Hoje, mais do que nunca, o mundo necessita de quem lhe apresente o sentido da existência, de quem lhe abra o horizonte da vida eterna, em vez de o deixarmos estar prisioneiro do simples aqui e agora.

d) Havemos de ser Padres que se deixam cada vez mais interpelar pelos rostos, pelas vidas, pelas pessoas concretas que nos foram confiadas - e por todos quantos, não fazendo parte do nosso rebanho, necessitam de escutar o Evangelho, eles mais que ninguém!

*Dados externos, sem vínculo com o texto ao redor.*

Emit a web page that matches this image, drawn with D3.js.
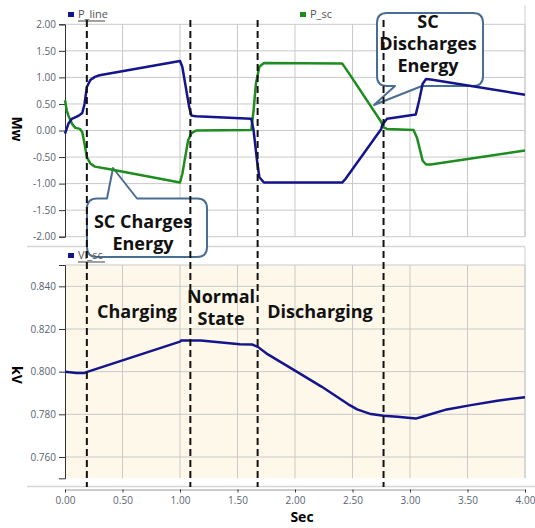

Ai de nós, quando perdermos a capacidade de nos deixarmos interpelar pela pobreza, material ou espiritual, que grassa à nossa volta, para exercitarmos apenas ritos, cumprirmos horários, repetirmos palavras já ditas.

e) Havemos, finalmente, de ser Padres capazes de trabalhar uns com os outros, em união fraterna, com todas as nossas diferenças.

Ai de nós quando olharmos para a nossa comunidade como uma propriedade pessoal, a que estamos agarrados porque não nos causa problemas - habituada que está aos nossos gostos, horários, regulamentos. Ai de nós quando não formos capazes de ajudar o colega ao nosso lado, por nos faltar generosidade, porque não gostamos do seu modo de ser, ou apenas porque nos deixamos invadir pela preguiça! Ai de nós quando não formos capazes de ser presbitério que assume, como tal, o pastoreio do rebanho que o Senhor lhe confiou. Ai de nós, quando não formos capazes de viver e trabalhar como Igreja!

Não tenhamos dúvidas. O rosto, a fé dos fiéis da nossa Diocese do Funchal depende, em grande parte, do modo como vivemos a fé. A sua ousadia apostólica depende, em grande parte, da nossa capacidade de romper caminhos - aqueles que o Espírito Santo nos indicar. A salvação dos nossos irmãos depende, em grande parte, do modo como lhes apresentarmos a pessoa de Jesus, único salvador.

Peço ao Senhor Jesus Cristo, presença absoluta e concreta do amor absoluto - que, por isso, dá à história o seu centro verdadeiro - peço-Lhe que nos faça a todos mais firmes na fé, alegres na esperança, solícitos na caridade.

Ele nunca nos faltará. Sejamos nós capazes de lhe abrir o coração.